Lo que sí añade la fe cristiana es la confianza en que la historia no terminó ahí. Que cuando los poderes del mundo dijeron “basta, hasta aquí llegaste”, un amor superior (y conscientemente no decimos un poder superior) se negó a aceptar ese dictamen. La resurrección de Jesús es el inconmensurable “no” de Dios a aceptar que los poderes de la muerte tengan la última palabra. Es el fin de la última palabra. Ya no habrá una nueva muerte que vuelva a acallar la esperanza. La resurrección implica la apertura a una nueva realidad, fértil de futuro.
Pero, volviendo a la pregunta inicial, ¿para qué nos sirve hoy ese fin de la última palabra? ¿Cómo es eso evangelio (buena noticia) para nosotros? Para quienes confiamos en esa historia increíble (y el calificativo no es inocente) ya no hay realidades definitivas, por más oscuras y terribles que nos puedan parecer. Ni siquiera la muerte es definitiva. Vivimos decepciones, desilusiones, sufrimientos, pérdidas, hasta el vacío existencial de la duda y el sinsentido. Pero, con Pablo, “nos vemos atribulados en todo, pero no abatidos; perplejos, pero no desesperados; perseguidos, pero no abandonados; derribados, pero no destruidos” (2º Corintios 4,8-9). Ésa es la esperanza cristiana producto de la resurrección. Ya no hay una última palabra que se nos pueda imponer desde fuera de nosotros, porque hay una más fuerte, que nos rodea, nos abraza y nos rebalsa desde dentro, y que sólo habla de una nueva vida plena donde ya no había nada. No hay una situación adversa más grande que ese amor revolucionario que subvierte las palabras de muerte.

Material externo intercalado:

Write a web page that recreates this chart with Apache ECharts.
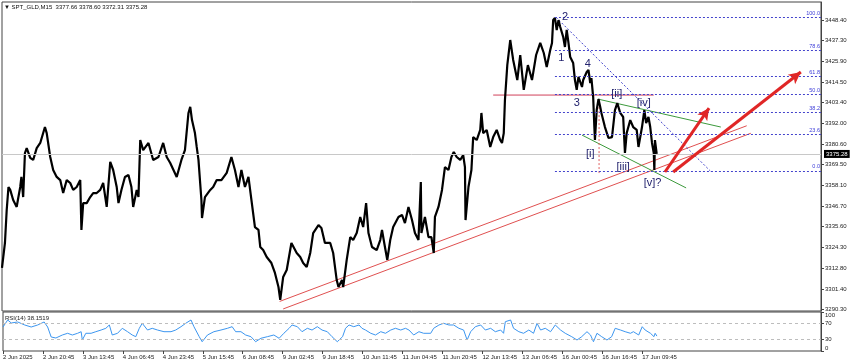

Jesús vino a hablar de una buena noticia, un evangelio que consistía en que el Reino de Dios había llegado a nosotros -un reino atípico, por cierto, de hermandad y plenitud. Su vida, su consecuente muerte y su postrera resurrección se convirtieron luego en el centro de ese evangelio. Jesús hizo carne el evangelio que predicó en palabras. Devino él mismo en evangelio. La buena noticia, hoy, es que nosotros podemos -y debemos- ser evangelio también. La buena noticia eres tú, soy yo, somos nosotros, en la medida en que, del mismo modo, hacemos carne ese mensaje de esperanza. El sistema de exclusión y muerte que a diario genera víctimas inocentes no tiene la última palabra: “Por lo cual estoy seguro de que ni la muerte, ni la vida, ni ángeles, ni principados, ni potestades, ni lo presente, ni lo por venir, ni lo alto, ni lo profundo, ni ninguna otra cosa creada nos podrá separar del amor de Dios, que es en Cristo Jesús Señor nuestro.” (Romanos 8,38-39).